The fighting with the armed wing of the Karen National Union (KNU) took place in Mae Wai village in Papun District.
Since Dec. 1, the KNU-controlled area has seen at least five clashes between the KNLA’s Battalion 102 and the military’s Light Infantry Battalion 339.
The KNU said the military’s increasing troop deployments and its inability to follow the rules on movement have boosted tension.
“When they deploy in huge numbers, we respond with the guerrilla warfare and there is shooting from both sides. We exchanged gunfire,” said Brigadier General Sha Htu Waw, the joint adjutant general of the KNLA.

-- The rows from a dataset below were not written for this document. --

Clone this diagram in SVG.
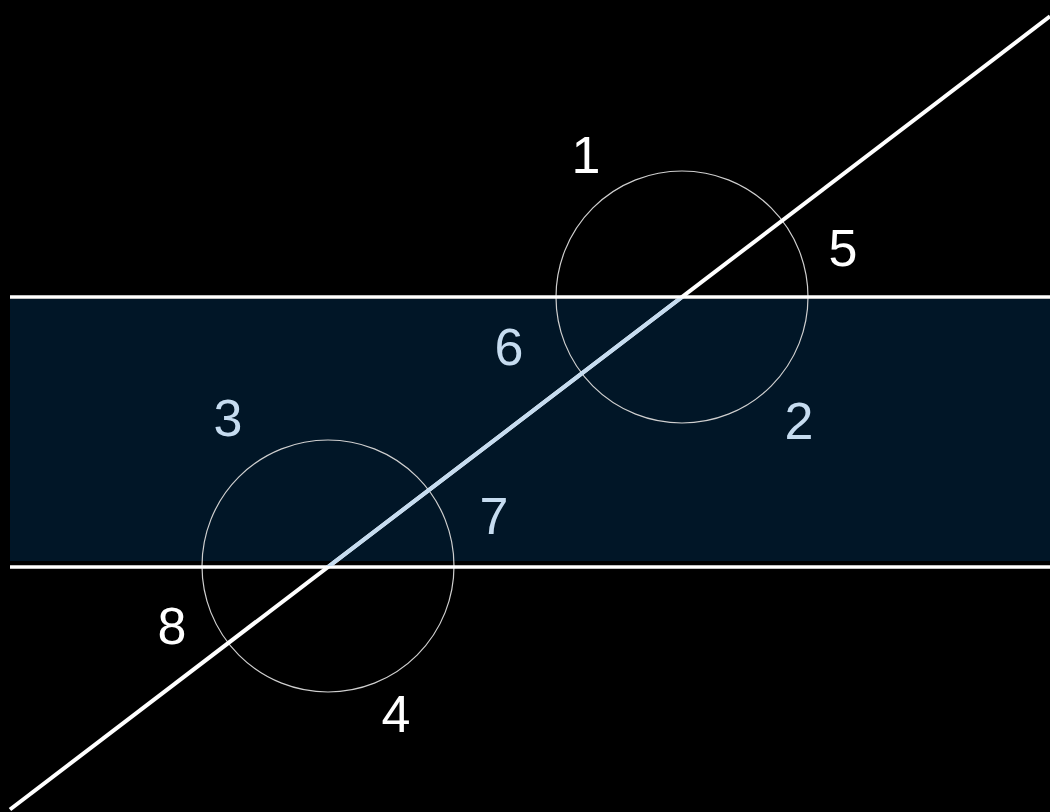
<svg xmlns="http://www.w3.org/2000/svg" width="1050" height="812" viewBox="0 0 1050 812">
<style>
.lbl{font-family:"Liberation Sans",Arial,sans-serif;font-size:52px;text-anchor:middle}
.out{fill:#ffffff}
.in{fill:#c6dcf0}
.circ{fill:none;stroke:#cfcfcf;stroke-width:1.2}
.edge{stroke:#ffffff;stroke-width:3.5}
</style>
<defs>
<clipPath id="bandclip"><rect x="0" y="298.5" width="1050" height="267.5"/></clipPath>
</defs>
<rect x="0" y="0" width="1050" height="812" fill="#000000"/>
<g id="band">
<rect x="10" y="299" width="1040" height="262" fill="#011627"/>
</g>
<g id="circle-top"><circle class="circ" cx="682" cy="297" r="126"/></g>
<g id="circle-bottom"><circle class="circ" cx="328" cy="566" r="126"/></g>
<g id="connectors">
<line class="edge" x1="10" y1="297" x2="1050" y2="297"/>
<line class="edge" x1="10" y1="567" x2="1050" y2="567"/>
<line x1="10" y1="809.5" x2="1050" y2="16.3" stroke="#ffffff" stroke-width="4"/>
<line x1="10" y1="809.5" x2="1050" y2="16.3" stroke="#c6dcf0" stroke-width="4" clip-path="url(#bandclip)"/>
</g>
<g id="labels">
<text class="lbl out" x="586" y="173">1</text>
<text class="lbl in" x="799" y="439">2</text>
<text class="lbl in" x="228" y="436">3</text>
<text class="lbl out" x="396" y="732">4</text>
<text class="lbl out" x="843" y="266">5</text>
<text class="lbl in" x="509" y="365">6</text>
<text class="lbl in" x="494" y="534">7</text>
<text class="lbl out" x="172" y="644">8</text>
</g>
</svg>
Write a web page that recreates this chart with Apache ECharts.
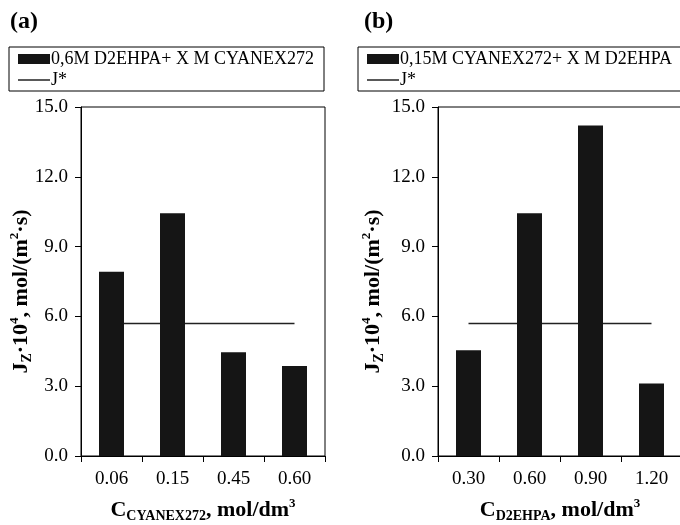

He said government troops arrived in Mae Wai following the signing of the Nationwide Ceasefire Agreement (NCA) in late 2015 and “the presence of Tatmadaw [military] soldiers in the village raised public fears”. Mae Wai has around 100 homes.
The KNU’s spokesman in Papun, Major Saw Kaleh Doe, said the military deployed two more battalions this month and “it led to more tension, leading to yesterday’s engagement”.
The KNU said the Tatmadaw’s movements continued through the night, not only during the day.
Brig-Gen Sha Htu Waw told The Irrawaddy on Wednesday that the military ignored a request to withdraw its troops. On Dec. 1, the KNLA released a statement demanding the Tatmadaw withdraw by the end of the year.
The commander-in-chief’s office accused the KNLA of targeting its soldiers with landmines, which led to fighting on Tuesday morning. Military spokesman Major General Zaw Min Tun told The Irrawaddy on Wednesday “that the cause of the fighting is interest in natural resources in the area”. He did not provide details but said military operations would continue.
There are reports of gold and antimony mining in areas controlled by the KNLA’s Brigade 5 and KNU-backed firms are allegedly working with Chinese and Thai mining companies.
The Irrawaddy could not independently confirm the allegations.
Regular fighting between the Tatmadaw and Brigade 5 has occurred since early 2018 over road reconstruction work.
Mae Wai is far from the road construction area. Fighting ceased from July to November this year after 88 clashes from April to June, according to the KNU.
Brig-Gen Sha Htu Waw said: “We’ve demanded the military withdraw from their camps and settlements but they did not listen. The fighting is not just due to our troops. They should not send more troops until the issue of deployments is settled during negotiations.”
He accused the military of targeting the village with artillery and rifle fire, prompting some villagers to flee their homes.
The military said there had been five incidents with landmines and four ambushes this month and accused the KNLA of violating the NCA.
The KNU and military are in formal peace negotiations and talks are expected to resume early next year.
Both sides have raised objections to each other in Karen State’s joint ceasefire monitoring committee with the military saying it had sent 39 complaints about the KNLA.